How to Apply Thermal Paste on a Heat Sink
Applying thermal paste correctly is important for achieving optimal cooling performance.
A small amount of thermal paste should be applied to the center of the heat source before installing the heat sink. When the heat sink is mounted, pressure spreads the paste across the contact surface.
Common application methods include:
* Dot method
* Line method
* Cross method
The goal is to create a thin, even layer that fills microscopic gaps without creating a thick barrier between the surfaces.
How Much Thermal Paste Should You Use
Using the correct amount of thermal paste is important.
Using too much paste may increase the thickness of the thermal layer, which can reduce heat transfer efficiency.

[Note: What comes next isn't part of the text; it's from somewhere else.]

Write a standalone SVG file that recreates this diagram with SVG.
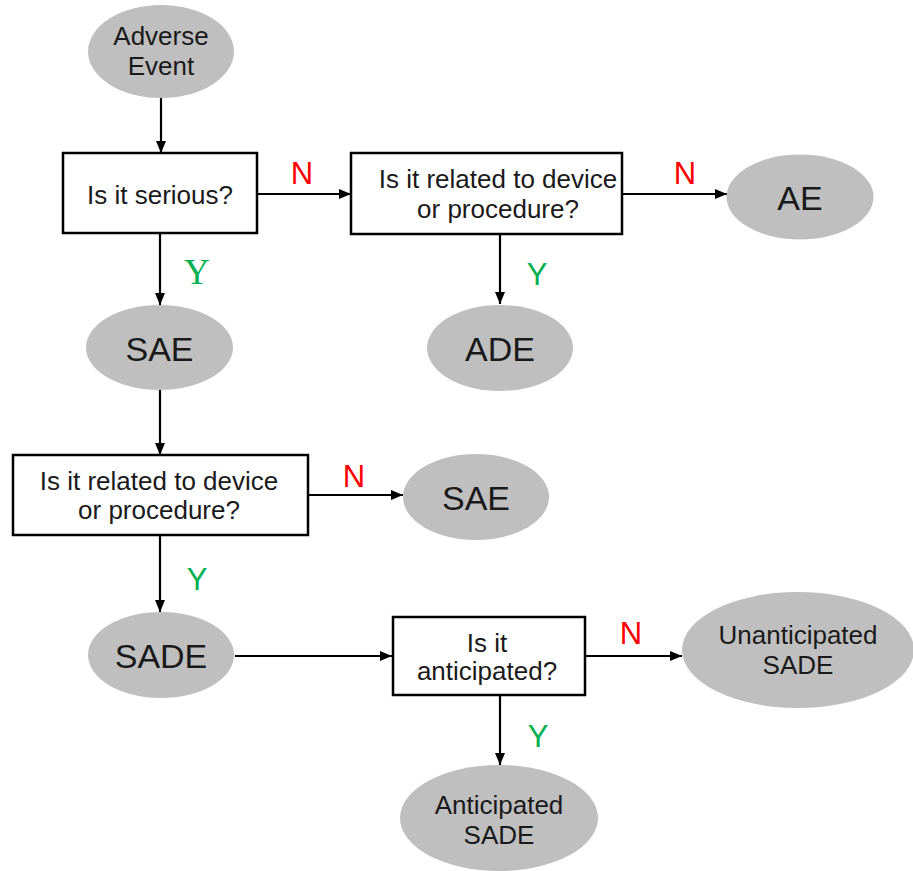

Using too little paste may leave air gaps between the surfaces.
In most applications, a small pea-sized amount is sufficient for typical processor-sized surfaces.
The correct amount may vary depending on the size of the heat source and the heat sink base.
Do Heat Sinks Work Without Thermal Paste
A heat sink can technically function without thermal paste, but cooling performance will usually be reduced.
Without thermal paste, microscopic air gaps remain between the heat source and the heat sink. These gaps increase thermal resistance and reduce heat transfer efficiency.
For most modern electronic devices, especially high-power systems, using thermal paste is strongly recommended to achieve optimal cooling performance.
Conclusion
Thermal paste plays a critical role in modern electronic cooling systems. By filling microscopic air gaps between components and heat sinks, it reduces thermal resistance and improves heat transfer efficiency.
Whether used in CPU cooling systems or industrial electronic equipment, thermal paste helps ensure that heat sinks operate effectively and maintain stable operating temperatures.